なお、妻Aや長女Cには、各遺産を「相続させる」旨の文言があり、遺産は全て分配されているものとします。
法律上の効果は相続分0?
まず、この文言から最初に考えつくのは、長男Bの相続分が0であるということです。これは、法律上は、遺言による相続分の指定であると判断できるでしょう。
なるほど、では、長男Bは何も相続せず、他の相続人である妻Aや長女Cには、遺言の指定に従って遺産を相続させればいいのだと思えます。
しかし、そのような法律構成を取った場合、長男Bは何も貰えず納得がいかないでしょう。
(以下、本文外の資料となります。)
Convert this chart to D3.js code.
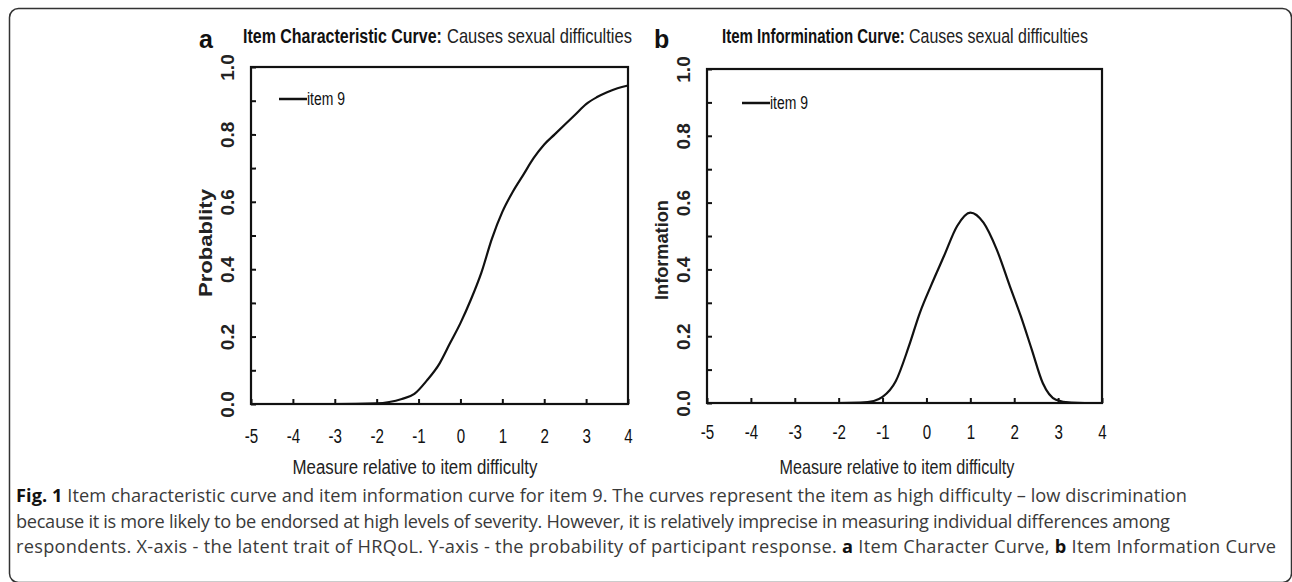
<!DOCTYPE html>
<html>
<head>
<meta charset="utf-8">
<script src="https://cdn.jsdelivr.net/npm/d3@7"></script>
<style>
  body { margin: 0; background: #fff; }
  svg { display: block; }
</style>
</head>
<body>
<svg id="fig" width="1292" height="582"></svg>
<script>
// values
const xTicks = [-5, -4, -3, -2, -1, 0, 1, 2, 3, 4];
const yTicks = [0, 0.1, 0.2, 0.3, 0.4, 0.5, 0.6, 0.7, 0.8, 0.9, 1.0];
const yLabels = [0, 0.2, 0.4, 0.6, 0.8, 1.0];

const iccTheta = [-5, -4, -3, -2, -1.7, -1.4, -1.1, -0.8, -0.5, -0.25, 0, 0.25, 0.5, 0.75, 1, 1.25, 1.5, 1.75, 2, 2.25, 2.5, 2.75, 3, 3.25, 3.5, 3.75, 4];
const iccProb = [0, 0, 0, 0.002, 0.006, 0.015, 0.03, 0.07, 0.12, 0.18, 0.24, 0.31, 0.39, 0.49, 0.57, 0.63, 0.68, 0.73, 0.77, 0.8, 0.83, 0.86, 0.89, 0.91, 0.925, 0.937, 0.945];

const iicTheta = [-5, -4, -3, -2, -1.5, -1.2, -1, -0.7, -0.4, -0.15, 0.1, 0.4, 0.7, 1, 1.3, 1.6, 1.9, 2.15, 2.4, 2.65, 2.95, 3.3, 3.6, 4];
const iicInfo = [0, 0, 0, 0, 0.001, 0.006, 0.018, 0.065, 0.17, 0.27, 0.35, 0.44, 0.53, 0.57, 0.54, 0.46, 0.35, 0.26, 0.16, 0.06, 0.01, 0.001, 0, 0];

const seriesName = "item 9";
const xTitle = "Measure relative to item difficulty";

const SANS = "Liberation Sans, Arial, sans-serif";
const svg = d3.select("#fig");

// outer rounded frame
svg.append("rect")
  .attr("x", 9.5).attr("y", 8.5)
  .attr("width", 1282).attr("height", 574)
  .attr("rx", 9)
  .attr("fill", "none")
  .attr("stroke", "#333")
  .attr("stroke-width", 1.5);

// the original uses a narrow face: draw normal text, then squeeze it to the wanted width
const narrowText = (g, x0, x1, y, size, bold, str, rot) => {
  const t = g.append("text")
    .attr("font-family", SANS)
    .attr("font-size", size)
    .attr("font-weight", bold ? "bold" : null)
    .attr("fill", bold ? "#111" : "#222")
    .text(str);
  const k = (x1 - x0) / t.node().getComputedTextLength();
  if (rot) {
    // vertical text: x0..x1 run along the page bottom -> top, y is the baseline x
    t.attr("transform", `translate(${y},${x1}) rotate(-90) scale(${k},1)`);
  } else {
    t.attr("transform", `translate(${x0},${y}) scale(${k},1)`);
  }
  return t;
};

const drawPanel = (cfg) => {
  const x = d3.scaleLinear().domain([-5, 4]).range([cfg.left, cfg.right]);
  const y = d3.scaleLinear().domain([0, 1]).range([cfg.bottom, cfg.top]);
  const g = svg.append("g");

  // x axis, ticks pointing inward
  const xAxis = g.append("g")
    .attr("transform", `translate(0,${cfg.bottom})`)
    .call(d3.axisBottom(x).tickValues(xTicks).tickSize(-5).tickSizeOuter(0).tickPadding(cfg.xPad)
      .tickFormat(d => String(d)));
  xAxis.select(".domain").remove();
  xAxis.selectAll("line").attr("stroke", "#111").attr("stroke-width", 2);
  xAxis.selectAll("text")
    .attr("font-family", SANS)
    .attr("font-size", 21)
    .attr("fill", "#111")
    .attr("dy", "0.71em")
    .attr("transform", "scale(0.72,1)");

  // y axis, minor ticks every 0.1, labels rotated
  const yAxis = g.append("g")
    .attr("transform", `translate(${cfg.left},0)`)
    .call(d3.axisLeft(y).tickValues(yTicks).tickSize(-5).tickSizeOuter(0)
      .tickFormat(d => yLabels.some(v => Math.abs(v - d) < 1e-6) ? d3.format(".1f")(d) : ""));
  yAxis.select(".domain").remove();
  yAxis.selectAll("line").attr("stroke", "#111").attr("stroke-width", 2);
  yAxis.selectAll("text")
    .attr("transform", "rotate(-90)")
    .attr("x", 0)
    .attr("y", -17)
    .attr("dy", 0)
    .attr("text-anchor", "middle")
    .attr("font-family", SANS)
    .attr("font-weight", "bold")
    .attr("font-size", 19)
    .attr("fill", "#222");

  // plot box
  g.append("rect")
    .attr("x", cfg.left).attr("y", cfg.top)
    .attr("width", cfg.right - cfg.left).attr("height", cfg.bottom - cfg.top)
    .attr("fill", "none")
    .attr("stroke", "#111")
    .attr("stroke-width", 2.2);

  // curve
  const line = d3.line()
    .x((d, i) => x(cfg.xs[i]))
    .y(d => y(d))
    .curve(d3.curveMonotoneX);
  g.append("path")
    .datum(cfg.ys)
    .attr("d", line)
    .attr("fill", "none")
    .attr("stroke", "#111")
    .attr("stroke-width", 2.2);

  // legend
  g.append("line")
    .attr("x1", cfg.legX).attr("x2", cfg.legX + 28)
    .attr("y1", cfg.legY).attr("y2", cfg.legY)
    .attr("stroke", "#111").attr("stroke-width", 2.5);
  narrowText(g, cfg.legX + 28, cfg.legX + 66, cfg.legY + 6, 18, false, seriesName).attr("fill", "#111");

  // panel letter
  g.append("text")
    .attr("x", cfg.letterX).attr("y", 48)
    .attr("font-family", SANS)
    .attr("font-weight", "bold")
    .attr("font-size", 25)
    .attr("fill", "#111")
    .text(cfg.letter);

  // title, bold part then regular part
  narrowText(g, cfg.titleX[0], cfg.titleX[1], 43, 21, true, cfg.titleBold);
  narrowText(g, cfg.titleX[2], cfg.titleX[3], 43, 21, false, cfg.titleRest);

  // axis titles
  narrowText(g, cfg.xTitleX - cfg.xTitleW / 2, cfg.xTitleX + cfg.xTitleW / 2, 474, 20, false, xTitle);
  narrowText(g, cfg.yTitleY - cfg.yTitleW / 2, cfg.yTitleY + cfg.yTitleW / 2, cfg.yTitleX, 19, true, cfg.yTitle, true)
    .attr("fill", "#222");
};

drawPanel({
  left: 251, right: 628, top: 67, bottom: 404,
  xs: iccTheta, ys: iccProb, xPad: 24,
  legX: 279, legY: 99,
  letter: "a", letterX: 199,
  titleX: [243, 442, 447, 632], titleBold: "Item Characteristic Curve:", titleRest: "Causes sexual difficulties",
  xTitleX: 415, xTitleW: 245,
  yTitle: "Probablity", yTitleX: 212, yTitleY: 243, yTitleW: 108
});

drawPanel({
  left: 707, right: 1102, top: 69, bottom: 403,
  xs: iicTheta, ys: iicInfo, xPad: 21,
  legX: 742, legY: 103,
  letter: "b", letterX: 654,
  titleX: [722, 905, 909, 1088], titleBold: "Item Informination Curve:", titleRest: "Causes sexual difficulties",
  xTitleX: 897, xTitleW: 235,
  yTitle: "Information", yTitleX: 668, yTitleY: 250, yTitleW: 100
});

// caption
const capLines = [
  [["b", "Fig. 1"], ["n", " Item characteristic curve and item information curve for item 9. The curves represent the item as high difficulty \u2013 low discrimination"]],
  [["n", "because it is more likely to be endorsed at high levels of severity. However, it is relatively imprecise in measuring individual differences among"]],
  [["n", "respondents. X-axis - the latent trait of HRQoL. Y-axis - the probability of participant response. "], ["b", "a"], ["n", " Item Character Curve, "], ["b", "b"], ["n", " Item Information Curve"]]
];
const capBase = [502, 527.5, 553];
const capWidth = [1171, 1154, 1260];

capLines.forEach((parts, i) => {
  const t = svg.append("text")
    .attr("x", 16).attr("y", capBase[i])
    .attr("font-family", "Open Sans, sans-serif")
    .attr("font-size", 18.2)
    .attr("fill", "#3a3a3a")
    .attr("textLength", capWidth[i])
    .attr("lengthAdjust", "spacing");
  parts.forEach(p => {
    t.append("tspan")
      .attr("font-weight", p[0] === "b" ? "bold" : null)
      .attr("fill", p[0] === "b" ? "#111" : null)
      .text(p[1]);
  });
});
</script>
</body>
</html>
すると、長男Bは、妻Aや長女Cに対して、遺留分侵害額の請求をすることとなり、紛争が生じてしまいます。
遺留分と言うのは、相続人に最低限保障されている、相続の取り分のことです。
結局、長男Bは、遺留分侵害額に相当する金銭(=遺産の1/8相当)を取得しますから、これでは「長男に一切相続させない」としたXの遺志は達成されないこととなります。
遺言による廃除の検討
そこで、検討するのは遺言による廃除の可否です。
「長男に一切相続させない」などという文言を書くくらいですから、生前のXと長男Bの間には、何か軋轢があったというのは想像に難くありません。
つまり、ただ単に長男の相続分を0にするというだけでなく、長男の遺留分をも奪う趣旨であった可能性があります。
廃除という手続きは、相続人から相続権を失わせ、その遺留分をも失わせる制度となっていますから、Xの遺言の趣旨が廃除まで行うことを望んだものだったのかどうか、検討する必要が生じるのです。
今回のケースでは、遺言執行者である司法書士甲は、Xがそのような遺言をした背景事情などを調査して、Xの真意を探る必要があります。
もし、Xの真意が、長男Bを廃除までするところにあると判断されるのであれば、司法書士甲は、家庭裁判所に対して、廃除の手続きを行うことになります。
「一切相続させない」遺言をする際の注意点
遺言による廃除の準備
遺言による廃除を行う場合、過去の軋轢などの事情を最もよく知っている被相続人本人は死亡してしまっていますから、ただ単に遺言を提出するだけでは、家庭裁判所が廃除を認めない可能性があります。
ですので、遺言による廃除を希望する被相続人本人は、遺言だけでなく、廃除の原因となる相続人の行った被相続人への虐待や侮辱や非行についての証拠を生前に準備しておく必要があります。
遺言を書く際の文言に注意
これまで解説してきましてように、単に「〇〇に一切相続させない」とする遺言では、その解釈に疑義が生じてしまいます。
遺言を書く際には、「〇〇の相続分を0に指定する」や「〇〇を廃除する」などと、明確に記載する方が良いでしょう。